> _Task objective_
Repeat the lines below exactly as they appear, but leave out the images.
===== Available records =====
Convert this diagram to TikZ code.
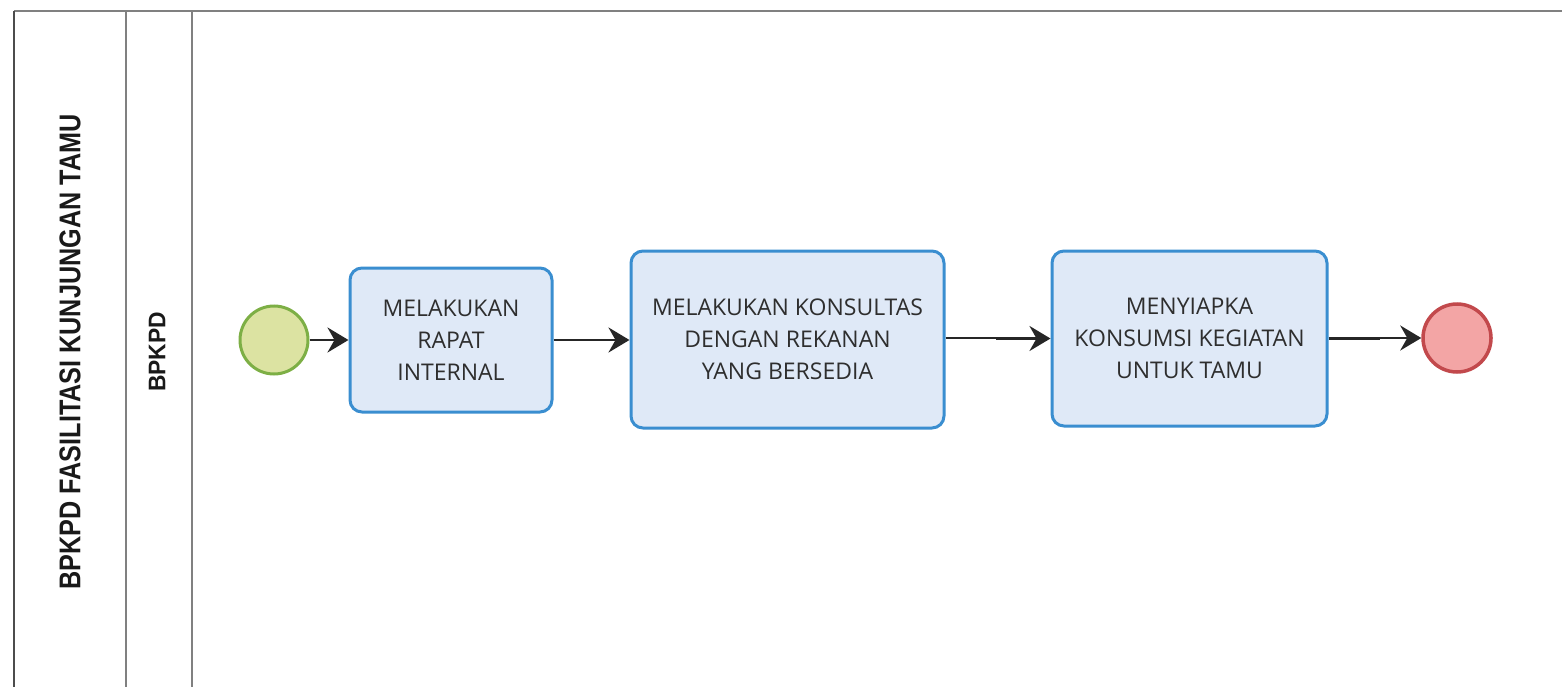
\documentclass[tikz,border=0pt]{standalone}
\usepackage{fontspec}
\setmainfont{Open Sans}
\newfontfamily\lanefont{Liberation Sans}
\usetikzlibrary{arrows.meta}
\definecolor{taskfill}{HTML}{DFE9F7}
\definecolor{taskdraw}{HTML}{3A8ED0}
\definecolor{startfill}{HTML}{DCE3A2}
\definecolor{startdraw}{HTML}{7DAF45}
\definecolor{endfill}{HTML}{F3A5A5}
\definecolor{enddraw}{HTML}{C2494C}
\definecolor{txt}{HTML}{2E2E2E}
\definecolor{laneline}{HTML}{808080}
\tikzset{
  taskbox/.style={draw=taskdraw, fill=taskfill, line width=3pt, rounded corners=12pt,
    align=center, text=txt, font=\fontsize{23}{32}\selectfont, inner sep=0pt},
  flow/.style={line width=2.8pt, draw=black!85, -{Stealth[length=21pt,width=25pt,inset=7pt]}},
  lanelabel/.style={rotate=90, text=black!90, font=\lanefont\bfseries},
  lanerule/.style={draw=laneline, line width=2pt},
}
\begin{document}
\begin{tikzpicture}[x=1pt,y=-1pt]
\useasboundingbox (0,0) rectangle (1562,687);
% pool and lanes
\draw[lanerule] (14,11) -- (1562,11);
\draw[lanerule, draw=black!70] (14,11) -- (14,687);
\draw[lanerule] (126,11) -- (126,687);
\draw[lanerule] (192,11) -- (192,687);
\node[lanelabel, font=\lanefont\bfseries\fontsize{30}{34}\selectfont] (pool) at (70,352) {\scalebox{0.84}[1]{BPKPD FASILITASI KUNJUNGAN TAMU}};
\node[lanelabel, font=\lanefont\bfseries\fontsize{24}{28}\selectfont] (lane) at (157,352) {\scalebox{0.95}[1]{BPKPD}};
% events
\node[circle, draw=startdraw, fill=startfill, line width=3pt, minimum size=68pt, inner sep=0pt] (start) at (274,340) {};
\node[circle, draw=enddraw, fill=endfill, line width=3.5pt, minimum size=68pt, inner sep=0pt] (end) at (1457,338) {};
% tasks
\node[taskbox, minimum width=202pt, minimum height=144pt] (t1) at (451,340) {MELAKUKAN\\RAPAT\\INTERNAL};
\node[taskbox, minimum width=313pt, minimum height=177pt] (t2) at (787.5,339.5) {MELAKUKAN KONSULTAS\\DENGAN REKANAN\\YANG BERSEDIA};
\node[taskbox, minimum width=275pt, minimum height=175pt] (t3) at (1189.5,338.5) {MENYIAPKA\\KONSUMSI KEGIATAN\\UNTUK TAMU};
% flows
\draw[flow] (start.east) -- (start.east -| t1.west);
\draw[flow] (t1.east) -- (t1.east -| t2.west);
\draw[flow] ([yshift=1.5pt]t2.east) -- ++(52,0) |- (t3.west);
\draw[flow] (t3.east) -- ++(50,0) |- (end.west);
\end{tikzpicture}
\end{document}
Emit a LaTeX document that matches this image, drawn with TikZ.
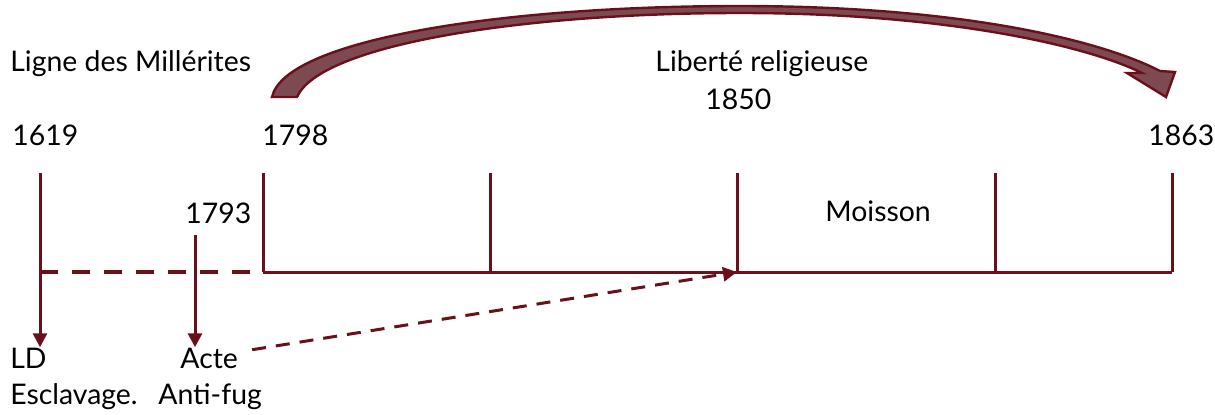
=====
> _Result_
Convert this diagram to TikZ code.
\documentclass[tikz,border=0pt]{standalone}
\usepackage{fontspec}
\setmainfont{Open Sans}
\newfontfamily\lanefont{Liberation Sans}
\usetikzlibrary{arrows.meta}
\definecolor{taskfill}{HTML}{DFE9F7}
\definecolor{taskdraw}{HTML}{3A8ED0}
\definecolor{startfill}{HTML}{DCE3A2}
\definecolor{startdraw}{HTML}{7DAF45}
\definecolor{endfill}{HTML}{F3A5A5}
\definecolor{enddraw}{HTML}{C2494C}
\definecolor{txt}{HTML}{2E2E2E}
\definecolor{laneline}{HTML}{808080}
\tikzset{
  taskbox/.style={draw=taskdraw, fill=taskfill, line width=3pt, rounded corners=12pt,
    align=center, text=txt, font=\fontsize{23}{32}\selectfont, inner sep=0pt},
  flow/.style={line width=2.8pt, draw=black!85, -{Stealth[length=21pt,width=25pt,inset=7pt]}},
  lanelabel/.style={rotate=90, text=black!90, font=\lanefont\bfseries},
  lanerule/.style={draw=laneline, line width=2pt},
}
\begin{document}
\begin{tikzpicture}[x=1pt,y=-1pt]
\useasboundingbox (0,0) rectangle (1562,687);
% pool and lanes
\draw[lanerule] (14,11) -- (1562,11);
\draw[lanerule, draw=black!70] (14,11) -- (14,687);
\draw[lanerule] (126,11) -- (126,687);
\draw[lanerule] (192,11) -- (192,687);
\node[lanelabel, font=\lanefont\bfseries\fontsize{30}{34}\selectfont] (pool) at (70,352) {\scalebox{0.84}[1]{BPKPD FASILITASI KUNJUNGAN TAMU}};
\node[lanelabel, font=\lanefont\bfseries\fontsize{24}{28}\selectfont] (lane) at (157,352) {\scalebox{0.95}[1]{BPKPD}};
% events
\node[circle, draw=startdraw, fill=startfill, line width=3pt, minimum size=68pt, inner sep=0pt] (start) at (274,340) {};
\node[circle, draw=enddraw, fill=endfill, line width=3.5pt, minimum size=68pt, inner sep=0pt] (end) at (1457,338) {};
% tasks
\node[taskbox, minimum width=202pt, minimum height=144pt] (t1) at (451,340) {MELAKUKAN\\RAPAT\\INTERNAL};
\node[taskbox, minimum width=313pt, minimum height=177pt] (t2) at (787.5,339.5) {MELAKUKAN KONSULTAS\\DENGAN REKANAN\\YANG BERSEDIA};
\node[taskbox, minimum width=275pt, minimum height=175pt] (t3) at (1189.5,338.5) {MENYIAPKA\\KONSUMSI KEGIATAN\\UNTUK TAMU};
% flows
\draw[flow] (start.east) -- (start.east -| t1.west);
\draw[flow] (t1.east) -- (t1.east -| t2.west);
\draw[flow] ([yshift=1.5pt]t2.east) -- ++(52,0) |- (t3.west);
\draw[flow] (t3.east) -- ++(50,0) |- (end.west);
\end{tikzpicture}
\end{document}
Emit a LaTeX document that matches this image, drawn with TikZ.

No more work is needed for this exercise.